First of all I agree with mfa it would be better if you have your data transposed. This way you will read data from global memory sequentially (search for bank conflicts). But this is only one thing.
Other thing is to change your algoritm. Current drawbacks of your approach 1) you have small number of work items - equal to height of your image. 2) long cycle.
I'd suggest you to rewrite your algo to actually make it parallel next way:
E.g. you have to sum 512 items. Then you run workgroup that has 256 work items.

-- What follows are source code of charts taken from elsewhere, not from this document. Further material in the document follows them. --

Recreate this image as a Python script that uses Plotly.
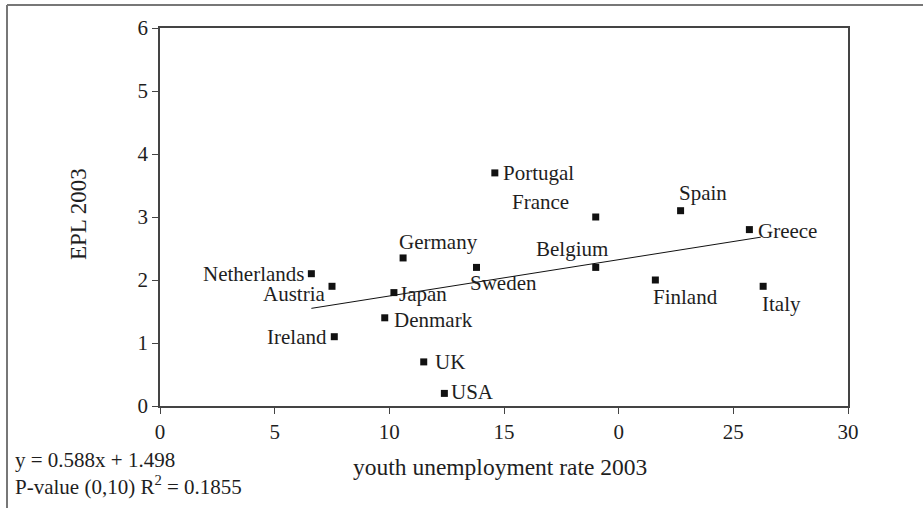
import plotly.graph_objects as go

countries = ["Netherlands", "Austria", "Ireland", "Japan", "Denmark", "Germany", "UK", "USA",
             "Sweden", "Portugal", "France", "Belgium", "Spain", "Finland", "Greece", "Italy"]
youth_unemp = [6.6, 7.5, 7.6, 10.2, 9.8, 10.6, 11.5, 12.4,
               13.8, 14.6, 19.0, 19.0, 22.7, 21.6, 25.7, 26.3]
epl = [2.1, 1.9, 1.1, 1.8, 1.4, 2.35, 0.7, 0.2,
       2.2, 3.7, 3.0, 2.2, 3.1, 2.0, 2.8, 1.9]

trend_x = [6.6, 26.2]
trend_y = [1.55, 2.68]

x_tickvals = [0, 5, 10, 15, 20, 25, 30]
x_ticktext = ["0", "5", "10", "15", "0", "25", "30"]
y_tickvals = [0, 1, 2, 3, 4, 5, 6]

x_title = "youth unemployment rate 2003"
y_title = "EPL 2003"
note_text = "y = 0.588x + 1.498<br>P-value (0,10) R<sup>2</sup> = 0.1855"

# label placement: (xanchor, xshift, yshift)
label_pos = {
    "Netherlands": ("right", -5, 0),
    "Austria": ("right", -4, -8),
    "Ireland": ("right", -5, 0),
    "Japan": ("left", 3, -1),
    "Denmark": ("left", 7, -2),
    "Germany": ("left", -6, 16),
    "UK": ("left", 9, 0),
    "USA": ("left", 5, 1),
    "Sweden": ("left", -8, -16),
    "Portugal": ("left", 6, 0),
    "France": ("right", -25, 15),
    "Belgium": ("center", -24, 18),
    "Spain": ("left", -4, 18),
    "Finland": ("left", -4, -17),
    "Greece": ("left", 7, -1),
    "Italy": ("left", -3, -18),
}

FONT = "Liberation Serif, Times New Roman, serif"
TXT = "#1e1e1e"

W, H = 923, 508
L, R, T, B = 160, 848, 28, 406

def px(xp):
    return (xp - L) / (R - L)

def py(yp):
    return (B - yp) / (B - T)

fig = go.Figure()
fig.add_trace(go.Scatter(x=trend_x, y=trend_y, mode="lines",
                         line=dict(color="#111111", width=1), hoverinfo="skip"))
fig.add_trace(go.Scatter(x=youth_unemp, y=epl, mode="markers", text=countries,
                         marker=dict(symbol="square", size=7, color="#111111")))

for name, xv, yv in zip(countries, youth_unemp, epl):
    xa, xs, ys = label_pos[name]
    fig.add_annotation(x=xv, y=yv, xref="x", yref="y", text=name, showarrow=False,
                       xanchor=xa, yanchor="middle", xshift=xs, yshift=ys,
                       font=dict(family=FONT, size=21, color=TXT))

fig.add_annotation(x=px(500), y=py(467), xref="paper", yref="paper", text=x_title,
                   xanchor="center", yanchor="middle", showarrow=False,
                   font=dict(family=FONT, size=23.5, color=TXT))
fig.add_annotation(x=px(78), y=py(214), xref="paper", yref="paper", text=y_title,
                   textangle=-90, xanchor="center", yanchor="middle", showarrow=False,
                   font=dict(family=FONT, size=23, color=TXT))
fig.add_annotation(x=px(13), y=py(473), xref="paper", yref="paper", text=note_text,
                   xanchor="left", yanchor="middle", align="left", showarrow=False,
                   font=dict(family=FONT, size=21, color=TXT))

# outer frame (only top and left edges visible)
fig.add_shape(type="line", xref="paper", yref="paper", x0=px(7), y0=py(5), x1=px(940), y1=py(5),
              line=dict(color="#777777", width=2))
fig.add_shape(type="line", xref="paper", yref="paper", x0=px(7), y0=py(5), x1=px(7), y1=py(520),
              line=dict(color="#777777", width=2))

fig.update_layout(
    width=W, height=H,
    margin=dict(l=L, r=W - R, t=T, b=H - B),
    paper_bgcolor="white", plot_bgcolor="white",
    showlegend=False,
    font=dict(family=FONT, size=21, color=TXT),
    xaxis=dict(range=[0, 30], tickvals=x_tickvals, ticktext=x_ticktext,
               showgrid=False, zeroline=False, showline=True, mirror=True,
               linecolor="#444444", linewidth=1.5, ticks="outside", ticklen=6,
               tickcolor="#444444", tickfont=dict(family=FONT, size=21, color=TXT)),
    yaxis=dict(range=[0, 6], tickvals=y_tickvals,
               showgrid=False, zeroline=False, showline=True, mirror=True,
               linecolor="#444444", linewidth=1.5, ticks="outside", ticklen=6,
               tickcolor="#444444", tickfont=dict(family=FONT, size=21, color=TXT)),
)

fig.write_html("out.html", config={"displayModeBar": False},
               post_script="document.body.style.margin='0';document.body.style.overflow='hidden';")
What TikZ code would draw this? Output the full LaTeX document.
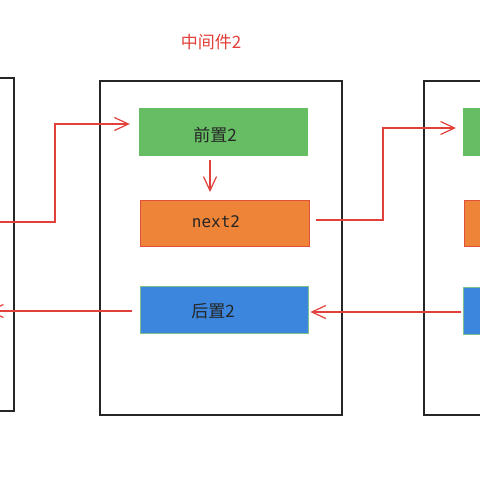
\documentclass[tikz,border=0pt]{standalone}
\usepackage{fontspec}
\newfontfamily\cjk{Noto Sans CJK SC}
\newfontfamily\monof{DejaVu Sans Mono}
\usetikzlibrary{arrows.meta}
\definecolor{myred}{HTML}{E2403A}
\definecolor{mygreen}{HTML}{67BD64}
\definecolor{myorange}{HTML}{EE8437}
\definecolor{myblue}{HTML}{3C86DD}
\definecolor{bluebd}{HTML}{7CC08A}
\definecolor{orangebd}{HTML}{E0503A}
\begin{document}
\begin{tikzpicture}[x=1pt,y=-1pt,
  frame/.style={draw=black!85,line width=1.4pt,rectangle,inner sep=0pt},
  gbox/.style={fill=mygreen,draw=mygreen,rectangle,inner sep=0pt,minimum width=168pt,minimum height=47pt},
  obox/.style={fill=myorange,draw=orangebd,line width=0.8pt,rectangle,inner sep=0pt,minimum width=169pt,minimum height=46pt},
  bbox/.style={fill=myblue,draw=bluebd,line width=0.8pt,rectangle,inner sep=0pt,minimum width=168pt,minimum height=47pt},
  lbl/.style={font=\cjk\fontsize{17}{17}\selectfont,text=black!85,inner sep=0pt},
  conn/.style={draw=myred,line width=1.2pt,-{Straight Barb[length=14pt,width=13pt,line width=1.2pt]}},
  plain/.style={draw=myred,line width=1.2pt}]
\useasboundingbox (0,0) rectangle (480,480);
\clip (0,0) rectangle (480,480);
\fill[white] (0,0) rectangle (480,480);
% frames
\node[frame,minimum width=242pt,minimum height=334pt] (mid) at (221,248) {};
\node[frame,minimum width=214pt,minimum height=333pt] (left) at (-93,244.5) {};
\node[frame,minimum width=200pt,minimum height=334pt] (right) at (524,248) {};
% title
\node[font=\cjk\fontsize{17}{17}\selectfont,text=myred,inner sep=0pt] (title) at (211,42.5) {中间件2};
% middle inner boxes
\node[gbox] (g) at (223,131.5) {};
\node[obox] (o) at (224.5,223) {};
\node[bbox] (b) at (224,309.5) {};
\node[lbl] (tg) at (215,135) {前置2};
\node[lbl,font=\monof\fontsize{16}{16}\selectfont] (to) at (216,221.5) {next2};
\node[lbl] (tb) at (213,311) {后置2};
% right inner boxes
\node[gbox,anchor=north west] (rg) at (463,108) {};
\node[obox,anchor=north west] (ro) at (464,200) {};
\node[bbox,anchor=north west] (rb) at (463,286.5) {};
% connectors
\coordinate (s1) at (-6,222);
\draw[conn] (s1) -- (55,222) -- (55,124) -- (g.west |- 0,124) [shorten >=9pt] ;
\coordinate (d1) at (210,160);
\coordinate (d2) at (210,192);
\draw[conn] (d1) -- (d2);
\draw[conn,shorten <=7pt,shorten >=7pt] (o.east |- 0,220) -- (383,220) -- (383,128) -- (rg.west |- 0,128);
\draw[conn,shorten <=2pt,shorten >=2pt] (rb.west |- 0,312) -- (b.east |- 0,312);
\coordinate (e1) at (-12,311);
\draw[conn,shorten <=8pt] (b.west |- 0,311) -- (e1);
\end{tikzpicture}
\end{document}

each work item adds up 2 values. E.g. 1st will add v[1]=v[0]+v[1], 2nd v[3] = v[2]+v[3] and so on. So, after first operation you'll have pair sums in odd indices. Next cycle you make similar procedure, but only 128 work items do the job, because you already have only 256 elements to process. The only difference that now 1st work item will do v[3] = v[1]+v[3], 2nd v[7] = v[5] + v[7] and so on.

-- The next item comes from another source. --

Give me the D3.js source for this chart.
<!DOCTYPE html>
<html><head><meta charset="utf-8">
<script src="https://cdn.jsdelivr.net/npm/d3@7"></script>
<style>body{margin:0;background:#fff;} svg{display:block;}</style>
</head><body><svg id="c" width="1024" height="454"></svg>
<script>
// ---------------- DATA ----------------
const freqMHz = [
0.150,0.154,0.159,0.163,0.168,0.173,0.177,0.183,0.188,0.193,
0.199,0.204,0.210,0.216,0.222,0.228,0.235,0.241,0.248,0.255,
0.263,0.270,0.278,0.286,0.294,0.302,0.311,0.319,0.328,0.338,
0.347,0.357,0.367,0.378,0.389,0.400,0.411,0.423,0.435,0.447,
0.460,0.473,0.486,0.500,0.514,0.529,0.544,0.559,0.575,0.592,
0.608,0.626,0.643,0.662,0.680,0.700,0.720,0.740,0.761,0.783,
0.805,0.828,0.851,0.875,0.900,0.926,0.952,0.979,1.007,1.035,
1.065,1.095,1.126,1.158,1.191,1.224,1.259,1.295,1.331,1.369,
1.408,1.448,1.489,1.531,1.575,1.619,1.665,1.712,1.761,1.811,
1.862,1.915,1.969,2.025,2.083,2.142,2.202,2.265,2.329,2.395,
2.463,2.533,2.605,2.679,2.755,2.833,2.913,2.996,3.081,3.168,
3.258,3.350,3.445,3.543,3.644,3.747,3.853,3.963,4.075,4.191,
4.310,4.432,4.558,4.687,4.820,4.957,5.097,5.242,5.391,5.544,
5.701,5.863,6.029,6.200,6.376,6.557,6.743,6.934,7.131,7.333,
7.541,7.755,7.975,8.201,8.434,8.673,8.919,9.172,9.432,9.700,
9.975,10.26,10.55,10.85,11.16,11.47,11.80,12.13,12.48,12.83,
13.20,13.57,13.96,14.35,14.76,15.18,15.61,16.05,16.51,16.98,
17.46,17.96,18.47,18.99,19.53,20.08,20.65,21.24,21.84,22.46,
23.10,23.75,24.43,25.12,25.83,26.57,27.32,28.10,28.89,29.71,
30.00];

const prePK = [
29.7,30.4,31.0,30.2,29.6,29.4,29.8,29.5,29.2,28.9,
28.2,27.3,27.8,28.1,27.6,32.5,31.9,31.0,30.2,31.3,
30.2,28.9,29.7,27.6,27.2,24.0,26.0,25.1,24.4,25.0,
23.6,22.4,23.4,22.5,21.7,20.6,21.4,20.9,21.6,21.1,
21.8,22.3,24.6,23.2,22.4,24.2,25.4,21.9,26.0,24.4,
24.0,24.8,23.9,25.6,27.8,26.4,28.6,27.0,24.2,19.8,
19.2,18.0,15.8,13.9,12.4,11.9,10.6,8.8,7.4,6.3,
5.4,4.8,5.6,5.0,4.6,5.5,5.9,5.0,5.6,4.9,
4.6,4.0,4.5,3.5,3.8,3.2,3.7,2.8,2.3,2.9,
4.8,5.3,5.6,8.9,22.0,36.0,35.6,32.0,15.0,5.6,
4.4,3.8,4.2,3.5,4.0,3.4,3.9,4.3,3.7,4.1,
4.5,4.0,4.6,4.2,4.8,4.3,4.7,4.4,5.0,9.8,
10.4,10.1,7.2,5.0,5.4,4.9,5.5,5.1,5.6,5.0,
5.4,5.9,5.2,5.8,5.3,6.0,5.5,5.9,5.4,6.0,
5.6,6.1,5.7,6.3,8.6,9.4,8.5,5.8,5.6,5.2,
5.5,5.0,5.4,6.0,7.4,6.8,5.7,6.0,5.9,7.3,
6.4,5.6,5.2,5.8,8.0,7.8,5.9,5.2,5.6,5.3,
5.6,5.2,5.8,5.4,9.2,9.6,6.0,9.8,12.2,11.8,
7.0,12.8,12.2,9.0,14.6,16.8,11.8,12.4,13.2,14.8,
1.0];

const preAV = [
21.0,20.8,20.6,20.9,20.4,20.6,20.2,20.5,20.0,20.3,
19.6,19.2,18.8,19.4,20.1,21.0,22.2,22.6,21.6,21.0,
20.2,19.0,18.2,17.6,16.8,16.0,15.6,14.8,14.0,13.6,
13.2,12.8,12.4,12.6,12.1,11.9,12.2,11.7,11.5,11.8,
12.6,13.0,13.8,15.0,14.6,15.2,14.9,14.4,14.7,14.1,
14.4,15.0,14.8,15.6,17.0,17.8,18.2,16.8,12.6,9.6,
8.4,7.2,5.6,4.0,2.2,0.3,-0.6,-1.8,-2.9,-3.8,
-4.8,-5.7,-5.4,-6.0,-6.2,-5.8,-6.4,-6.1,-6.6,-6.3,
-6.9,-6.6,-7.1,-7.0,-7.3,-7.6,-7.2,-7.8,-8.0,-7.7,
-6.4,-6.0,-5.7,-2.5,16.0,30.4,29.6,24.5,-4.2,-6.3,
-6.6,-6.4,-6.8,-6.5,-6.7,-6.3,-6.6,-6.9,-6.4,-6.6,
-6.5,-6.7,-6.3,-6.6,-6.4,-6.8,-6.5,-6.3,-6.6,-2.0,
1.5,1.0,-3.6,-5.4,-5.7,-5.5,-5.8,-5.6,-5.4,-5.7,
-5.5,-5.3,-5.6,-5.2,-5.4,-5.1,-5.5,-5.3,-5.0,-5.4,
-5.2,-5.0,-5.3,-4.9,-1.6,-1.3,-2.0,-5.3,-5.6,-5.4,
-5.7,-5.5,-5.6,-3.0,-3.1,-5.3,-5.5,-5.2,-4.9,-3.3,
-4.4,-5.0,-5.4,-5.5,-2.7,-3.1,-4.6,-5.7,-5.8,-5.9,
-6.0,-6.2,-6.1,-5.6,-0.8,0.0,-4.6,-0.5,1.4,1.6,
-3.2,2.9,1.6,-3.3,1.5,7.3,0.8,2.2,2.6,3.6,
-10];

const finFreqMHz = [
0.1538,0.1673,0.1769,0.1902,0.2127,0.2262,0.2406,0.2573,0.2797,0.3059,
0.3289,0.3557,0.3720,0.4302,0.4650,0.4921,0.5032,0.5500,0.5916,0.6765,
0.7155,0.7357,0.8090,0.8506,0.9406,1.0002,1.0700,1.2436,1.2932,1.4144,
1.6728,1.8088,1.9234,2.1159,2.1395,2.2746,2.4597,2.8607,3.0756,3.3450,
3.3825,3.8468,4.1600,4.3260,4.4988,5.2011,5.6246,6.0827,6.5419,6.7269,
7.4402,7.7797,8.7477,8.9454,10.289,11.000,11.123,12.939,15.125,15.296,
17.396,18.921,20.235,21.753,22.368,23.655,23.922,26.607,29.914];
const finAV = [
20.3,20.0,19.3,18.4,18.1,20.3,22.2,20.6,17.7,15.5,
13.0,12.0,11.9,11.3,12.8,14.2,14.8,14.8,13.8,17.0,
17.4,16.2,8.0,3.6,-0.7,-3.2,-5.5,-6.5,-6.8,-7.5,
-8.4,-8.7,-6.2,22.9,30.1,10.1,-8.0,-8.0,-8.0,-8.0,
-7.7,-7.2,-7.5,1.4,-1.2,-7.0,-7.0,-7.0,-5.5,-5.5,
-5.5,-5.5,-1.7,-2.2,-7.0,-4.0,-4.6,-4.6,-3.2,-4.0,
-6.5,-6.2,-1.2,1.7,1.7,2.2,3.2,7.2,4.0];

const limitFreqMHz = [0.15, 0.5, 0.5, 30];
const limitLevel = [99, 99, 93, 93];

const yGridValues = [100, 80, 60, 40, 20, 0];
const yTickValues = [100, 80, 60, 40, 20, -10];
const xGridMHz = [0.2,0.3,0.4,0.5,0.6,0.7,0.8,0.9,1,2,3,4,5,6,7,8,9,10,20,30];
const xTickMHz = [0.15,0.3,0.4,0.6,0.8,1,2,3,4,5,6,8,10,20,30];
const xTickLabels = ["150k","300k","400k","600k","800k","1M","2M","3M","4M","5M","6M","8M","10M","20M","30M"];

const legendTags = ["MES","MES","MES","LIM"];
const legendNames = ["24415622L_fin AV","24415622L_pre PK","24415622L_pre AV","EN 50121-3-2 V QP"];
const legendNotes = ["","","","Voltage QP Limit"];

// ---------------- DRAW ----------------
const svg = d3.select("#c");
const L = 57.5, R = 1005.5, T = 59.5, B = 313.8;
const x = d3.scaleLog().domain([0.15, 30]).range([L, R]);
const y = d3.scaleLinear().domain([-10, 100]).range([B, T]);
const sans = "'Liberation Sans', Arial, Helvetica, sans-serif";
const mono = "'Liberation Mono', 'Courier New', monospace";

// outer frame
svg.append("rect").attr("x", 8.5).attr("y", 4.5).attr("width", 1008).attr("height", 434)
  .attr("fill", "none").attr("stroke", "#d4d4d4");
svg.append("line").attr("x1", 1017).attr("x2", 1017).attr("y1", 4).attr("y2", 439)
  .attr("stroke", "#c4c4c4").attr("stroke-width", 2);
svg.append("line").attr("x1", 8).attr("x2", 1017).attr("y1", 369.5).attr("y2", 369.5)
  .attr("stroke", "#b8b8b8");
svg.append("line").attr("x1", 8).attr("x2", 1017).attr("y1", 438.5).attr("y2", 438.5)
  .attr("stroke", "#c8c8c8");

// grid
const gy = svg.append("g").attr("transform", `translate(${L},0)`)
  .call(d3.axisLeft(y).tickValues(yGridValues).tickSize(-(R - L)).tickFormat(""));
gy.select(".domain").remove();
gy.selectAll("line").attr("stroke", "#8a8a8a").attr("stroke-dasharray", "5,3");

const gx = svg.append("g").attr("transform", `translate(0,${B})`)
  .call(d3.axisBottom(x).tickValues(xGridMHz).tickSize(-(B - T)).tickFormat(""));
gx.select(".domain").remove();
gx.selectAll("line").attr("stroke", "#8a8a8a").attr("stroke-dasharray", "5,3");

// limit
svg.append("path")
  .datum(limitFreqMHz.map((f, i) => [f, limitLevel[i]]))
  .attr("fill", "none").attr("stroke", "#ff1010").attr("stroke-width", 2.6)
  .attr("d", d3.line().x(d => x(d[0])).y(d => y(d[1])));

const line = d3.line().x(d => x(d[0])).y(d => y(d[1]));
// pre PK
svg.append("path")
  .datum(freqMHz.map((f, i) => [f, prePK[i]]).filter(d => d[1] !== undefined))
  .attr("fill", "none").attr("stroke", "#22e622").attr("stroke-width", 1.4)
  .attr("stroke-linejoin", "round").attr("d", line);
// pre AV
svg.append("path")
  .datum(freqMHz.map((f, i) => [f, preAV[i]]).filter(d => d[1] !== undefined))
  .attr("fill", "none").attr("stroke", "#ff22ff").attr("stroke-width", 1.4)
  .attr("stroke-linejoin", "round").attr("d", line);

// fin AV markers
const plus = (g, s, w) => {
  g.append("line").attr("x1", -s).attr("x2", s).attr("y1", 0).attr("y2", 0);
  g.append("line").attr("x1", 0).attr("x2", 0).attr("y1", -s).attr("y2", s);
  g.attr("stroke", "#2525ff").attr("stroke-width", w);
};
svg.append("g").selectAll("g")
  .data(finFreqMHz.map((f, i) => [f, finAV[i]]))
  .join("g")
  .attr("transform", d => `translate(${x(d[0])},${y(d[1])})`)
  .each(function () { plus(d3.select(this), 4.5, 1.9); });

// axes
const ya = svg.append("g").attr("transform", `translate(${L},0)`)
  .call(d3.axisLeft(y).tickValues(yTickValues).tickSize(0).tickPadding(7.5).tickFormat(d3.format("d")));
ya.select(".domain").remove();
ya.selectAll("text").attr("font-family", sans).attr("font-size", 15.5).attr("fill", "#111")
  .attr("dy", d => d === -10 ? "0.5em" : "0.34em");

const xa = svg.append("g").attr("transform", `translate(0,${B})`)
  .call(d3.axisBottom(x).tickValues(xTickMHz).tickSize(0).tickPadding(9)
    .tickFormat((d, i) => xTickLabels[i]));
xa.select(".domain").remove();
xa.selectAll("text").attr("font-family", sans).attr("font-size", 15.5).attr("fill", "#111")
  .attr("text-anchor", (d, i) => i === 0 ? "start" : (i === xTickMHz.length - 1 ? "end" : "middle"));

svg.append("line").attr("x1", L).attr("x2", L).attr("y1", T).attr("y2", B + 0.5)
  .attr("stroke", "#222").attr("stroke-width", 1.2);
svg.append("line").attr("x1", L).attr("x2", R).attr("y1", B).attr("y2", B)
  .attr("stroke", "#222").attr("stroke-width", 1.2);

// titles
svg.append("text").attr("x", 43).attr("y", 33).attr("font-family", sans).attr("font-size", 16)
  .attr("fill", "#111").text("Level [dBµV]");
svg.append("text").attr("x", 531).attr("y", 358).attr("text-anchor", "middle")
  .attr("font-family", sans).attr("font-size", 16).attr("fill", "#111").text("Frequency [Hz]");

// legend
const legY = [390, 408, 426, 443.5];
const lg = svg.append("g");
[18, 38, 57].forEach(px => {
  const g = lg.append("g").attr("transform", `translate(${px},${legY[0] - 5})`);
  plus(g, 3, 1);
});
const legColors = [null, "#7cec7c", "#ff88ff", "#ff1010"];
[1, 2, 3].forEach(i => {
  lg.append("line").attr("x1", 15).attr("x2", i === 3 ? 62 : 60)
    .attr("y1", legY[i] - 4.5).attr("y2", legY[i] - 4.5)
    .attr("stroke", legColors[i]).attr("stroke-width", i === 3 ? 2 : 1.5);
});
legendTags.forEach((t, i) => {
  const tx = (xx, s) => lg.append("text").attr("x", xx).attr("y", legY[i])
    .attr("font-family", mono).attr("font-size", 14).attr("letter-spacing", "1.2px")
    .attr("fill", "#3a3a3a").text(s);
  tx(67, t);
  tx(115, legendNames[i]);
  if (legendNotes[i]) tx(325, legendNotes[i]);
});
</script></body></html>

This way you have 1) O(logN) complexity instead of O(N) 2) you spawn more items which do less work. -> benefit from parallelization.
Of course you will need to call barrier(...) instruction after every write to sync calculations between work items in work group.
To speed up even more, first each work group copies its values from global to local memory and performs calculations using local memory.
One question, that you might want to ask: "What if i need to sum too many values (say 100000) and i cant create work group with such big number of work items". In this case you do partial sums and then run your kernel second time to sum those partial sums. Because you can't synchronize between work groups while executing kernel.
To be more clear here is the code. It sums 2 x blockSize values. Hope I did not make any mistakes (did not actually compile this one)
// run Work group with local size = (BLK_SIZ, 1), global size = ( width, height )
__kernel void calc_sum(__global float* d_in, __global float* d_sums, const int rowLen)
{
int our_row = get_global_id(1);
int lx = get_local_id(0);
int gr = get_group_id(0);
__local float our_mem[(2*BLK_SIZ)];
// copy glob -> loc mem
our_mem[2*lx + 0] = d_in[gr*2*BLK_SIZ + 2*lx + 0];
if(gr*2*BLK_SIZ + 2*lx + 0 >= rowLen)
our_mem[2*lx + 0] = 0;
our_mem[2*lx + 1] = d_in[gr*2*BLK_SIZ + 2*lx + 1];
if(gr*2*BLK_SIZ + 2*lx + 1 >= rowLen)
our_mem[2*lx + 1] = 0;
// do the calculations
int width = 2;
int num_el = 2*BLK_SIZ / width;
int wby2 = width>>1;
for(int i = 0;i<7;++i)
{
barrier(CLK_LOCAL_MEM_FENCE);
if(lx < num_el)
{
int idx = width*(lx + 1) - 1;
our_mem[idx] = min(our_mem[idx], our_mem[idx-wby2]);
}
width<<=1;
wby2 = width>>1;
num_el>>=1;
}
barrier(CLK_LOCAL_MEM_FENCE);
// store res
if(lx == 0) // choose some element from work group to actualy write the sum
{
d_sums[our_row] = our_mem[2*lx-1]; // sum is in last element
}
}
Also search in the internet for blelloch / hillis steele parallel prefix sum algoritms.
nVidia also has nice example with good documentation for parallel prefix sum algorithm. It does more than you need, but has same approach that I've described.
Hope this helps.